In 330 CE, when Constantine the Great dedicated his new capital on the Bosphorus, he needed a center — a place that would function the way the Roman Forum functioned in Rome, marking the civic and symbolic heart of the city. He chose a site just outside the old walls of the Greek city of Byzantium, where the Mese, the main ceremonial road, ran westward into the new urban fabric. There he built an oval plaza ringed by columns and monumental gates, and in its center he erected a column of porphyry that would carry his own image aloft, visible from the sea. The city and the empire that came after it changed almost beyond recognition across the following seventeen centuries.
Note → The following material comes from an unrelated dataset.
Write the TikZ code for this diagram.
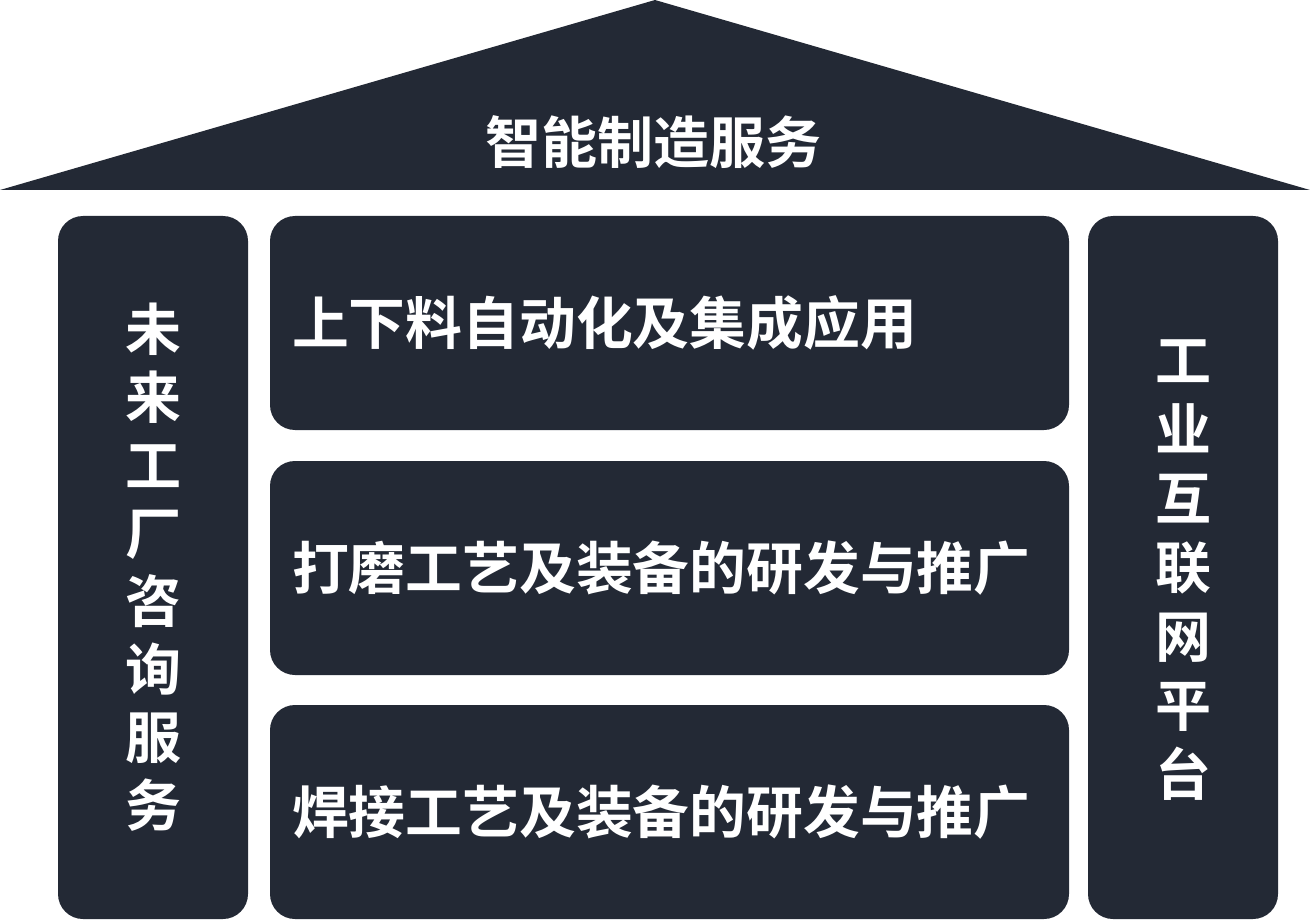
\documentclass[tikz,border=0pt]{standalone}
\usepackage{fontspec}
\newfontfamily\cjk{Noto Sans CJK SC}[BoldFont={Noto Sans CJK SC Bold}]
\definecolor{navy}{RGB}{35,41,53}
\begin{document}
\begin{tikzpicture}[x=1pt,y=-1pt,
  block/.style={fill=navy,draw=none,rounded corners=25pt,inner sep=0pt},
  label/.style={text=white,font=\cjk\bfseries\fontsize{56}{68}\selectfont},
  rowbox/.style={block,minimum width=799pt,minimum height=214pt,text width=755pt,inner xsep=22pt,align=left,label,font=\cjk\bfseries\fontsize{56.8}{68}\selectfont},
  pillar/.style={block,minimum width=190pt,minimum height=703pt}]
\useasboundingbox (0,0) rectangle (1310,920);
\coordinate (roofL) at (0,190);
\coordinate (roofT) at (655,0);
\coordinate (roofR) at (1310,190);
\fill[navy] (roofL) -- (roofT) -- (roofR) -- cycle;
\node[label] (title) at (653,142) {智能制造服务};
\node[pillar] (left) at (153,567.5) {};
\node[pillar] (right) at (1183,567.5) {};
\node[label,align=center] (lefttxt) at (153,567) {未\\来\\工\\厂\\咨\\询\\服\\务};
\node[label,align=center,font=\cjk\bfseries\fontsize{56}{69}\selectfont] (righttxt) at (1183,570) {工\\业\\互\\联\\网\\平\\台};
\node[rowbox] (row1) at (669.5,323) {上下料自动化及集成应用};
\node[rowbox] (row2) at (669.5,568) {打磨工艺及装备的研发与推广};
\node[rowbox] (row3) at (669.5,812) {焊接工艺及装备的研发与推广};
\end{tikzpicture}
\end{document}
The column — scarred, shortened, fire-blackened — still stands.
The Forum of Constantine was circular in plan — ancient sources use both oval and circular to describe it — with two monumental gates, one to the east and one to the west, marking the transit of the Mese through the square. It was the city's central reference point: distances were measured from here, processions organized around it, and the Senate House, the city's first, occupied the forum's northern edge. The scale was deliberate. Constantine was founding not just a new city but a new Rome, and the forum performed that ambition in stone. Antique statues from across the Greek world were brought to decorate it — the sources note them without being specific enough to allow a precise catalogue, though their loss in 1204 means the question is largely moot. What the forum looked like at its peak, in the early fourth century, can only be reconstructed from the architectural logic of what remained and the written testimony of those who described it.
At the forum's center, Constantine raised a column of purple porphyry — the imperial stone, quarried in Egypt and used almost exclusively for imperial purposes. On the column's summit stood a statue of Constantine himself, rendered as Apollo, with rays emanating from his head. The column carried the emperor's image into the sky above the city he had built. In 1106, a violent storm brought the statue and three of the column's upper drums crashing down, killing around ten people. The Byzantine emperor Manuel I Komnenos replaced the statue with a cross and repaired what could be repaired. The column survived earthquakes, fires, and conquest. Today it stands in the neighborhood now called Çemberlitaş — the name means 'hooped stone' in Turkish, referring to the iron bands fitted around the drum sections to keep them together — still rising above the street, fire-darkened from a conflagration in the column's long history, still visited daily by people who may or may not know what they are looking at.
The Forum of Constantine remained largely intact through Byzantine history until the catastrophe of 1203–1204. The Fourth Crusade, diverted from its stated purpose of reaching the Holy Land, arrived at Constantinople in the summer of 1203. In the fighting that followed, a fire set by crusading soldiers swept through the city and struck the forum, causing major structural damage. The following year, when the crusaders sacked the city outright, the wholesale destruction of Constantinople's ancient heritage accelerated. The antique statues that had decorated the forum — brought from the Greek world, assembled as a visual library of classical civilization — were melted down. Bronze for coin and weapon; marble left to rubble. The particular cruelty of that loss is that these were statues preserved from the ancient world precisely because Constantinople had collected and protected them. They survived a millennium of Byzantine history and did not survive the Crusaders.
After the sack of 1204, the forum's role as the city's ceremonial center diminished without ever quite disappearing. The Latin Empire that ruled Constantinople for the following decades used the city but invested little in it. When the Byzantines retook Constantinople in 1261, the forum had been damaged and depleted. Under Ottoman rule after 1453, the area around the Column of Constantine — now called Çemberlitaş — remained a significant urban node, and the surrounding neighborhood took on the column's popular name. Today, the Çemberlitaş Hamamı, one of Istanbul's historic bathhouses designed by the great Ottoman architect Mimar Sinan in 1584, stands nearby. The old forum's footprint has been absorbed entirely into the urban grid of the historic peninsula, but the column at its center keeps marking the place where Constantine imagined the world's center to be.
The Forum of Constantine's site lies at approximately 41.009°N, 28.971°E in the historic peninsula of Istanbul, in what is now the Çemberlitaş neighborhood. The Column of Constantine (Çemberlitaş) is a navigational landmark at street level, standing in a small plaza on the busy Divan Yolu avenue. From the air at 1,500–3,000 feet, the historic peninsula's dense urban grid is visible, with the Hagia Sophia and Blue Mosque marking the eastern end and the Theodosian Walls the western boundary. Istanbul Airport (LTFM) lies approximately 40 km to the northwest. The Marmara Sea coastline to the south and the Golden Horn inlet to the north bracket the peninsula cleanly from altitude.